Nourished by these multitudes of black creative expression from various decades, Solange celebrates her culture, heritage and self with a palpable sense of fun. On “My Skin My Logo,” which features Gucci Mane, her unpolished rapping lapses into giggles mid-verse. “Binz” sees her riffing with improvised harmonies. Her chorus of “ay!”s on “Sound of Rain” turn the pensive, piano-forward track into a twerkable beat, even while its lyrics underscore an enduring thread in Solange’s work: healing through purpose, intention and ritual, and using the groove like an energetic limpia: “And the sound of rain helps me let go of the pain.”

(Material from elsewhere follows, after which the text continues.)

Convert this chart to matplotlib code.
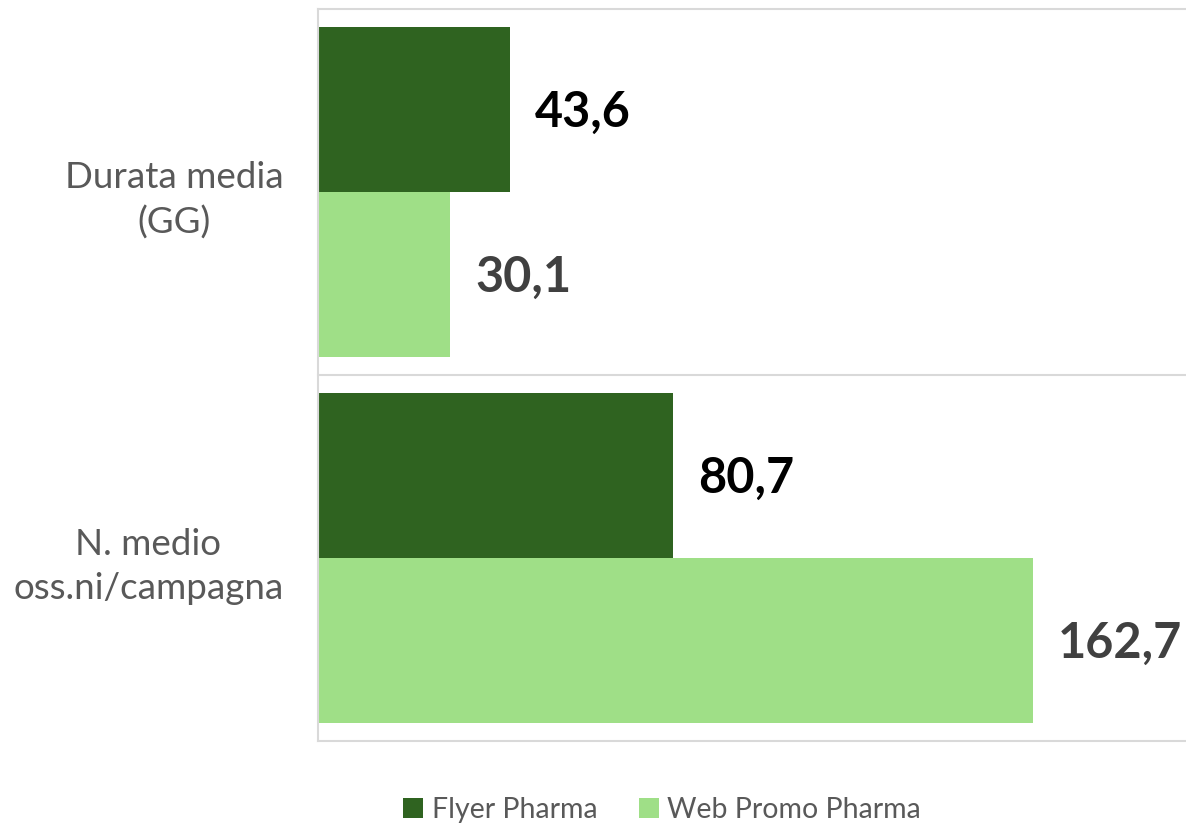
import matplotlib.pyplot as plt
import numpy as np

categories = ['Durata media\n(GG)', 'N. medio\noss.ni/campagna']
flyer = [43.6, 80.7]
web = [30.1, 162.7]
series_names = ['Flyer Pharma', 'Web Promo Pharma']

dark = '#2f6320'
light = '#9fdf87'
grid_col = '#d9d9d9'

plt.rcParams['font.family'] = ['Lato', 'DejaVu Sans']

fig = plt.figure(figsize=(11.86, 8.25), dpi=100)
ax = fig.add_axes([318 / 1186, 1 - 741 / 825, 1 - 318 / 1186, (741 - 9) / 825])

y = np.arange(len(categories))
h = 0.45
b1 = ax.barh(y - h / 2, flyer, height=h, color=dark, label=series_names[0])
b2 = ax.barh(y + h / 2, web, height=h, color=light, label=series_names[1])

for bar, val in zip(b1, flyer):
    ax.annotate(f'{val:.1f}'.replace('.', ','), (bar.get_width(), bar.get_y() + bar.get_height() / 2),
                xytext=(18, -2), textcoords='offset points', va='center', ha='left',
                fontsize=35, fontweight='bold', color='black')
for bar, val in zip(b2, web):
    ax.annotate(f'{val:.1f}'.replace('.', ','), (bar.get_width(), bar.get_y() + bar.get_height() / 2),
                xytext=(18, -2), textcoords='offset points', va='center', ha='left',
                fontsize=35, fontweight='bold', color='#404040')

ax.set_xlim(0, 197.5)
ax.set_ylim(1.5, -0.5)
ax.set_yticks(y)
ax.set_yticklabels(categories, fontsize=26.5, color='#595959', multialignment='center', linespacing=1.4)
ax.tick_params(axis='y', length=0, pad=25)
ax.set_xticks([])

for sp in ['top', 'right', 'bottom']:
    ax.spines[sp].set_visible(False)
ax.spines['left'].set_color(grid_col)
ax.spines['left'].set_linewidth(1.5)
for yy in [-0.5, 0.5, 1.5]:
    ax.axhline(yy, color=grid_col, lw=1.5, clip_on=False, zorder=0)

fig.legend(handles=[b1, b2], labels=series_names, loc='center', bbox_to_anchor=(662 / 1186, 1 - 810 / 825),
           ncol=2, frameon=False, fontsize=20.5, labelcolor='#595959',
           handlelength=0.7, handleheight=0.7, handletextpad=0.3, columnspacing=1.45)

fig.savefig('out.png', dpi=100)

Solange is a pop star and a performance artist who’s been embraced by the upper echelons of the art world, and she’s fully come into her power by owning her multiplicities and refusing to explain herself to one group or the other. It would be an oversimplification to say that she “elevates” elements of more accessible black popular culture by featuring Playboi Carti on When I Get Home, or turning the former social networking site BlackPlanet.com into an art project. There is no “high” and “low” for Solange. For her, creative expression is sacred.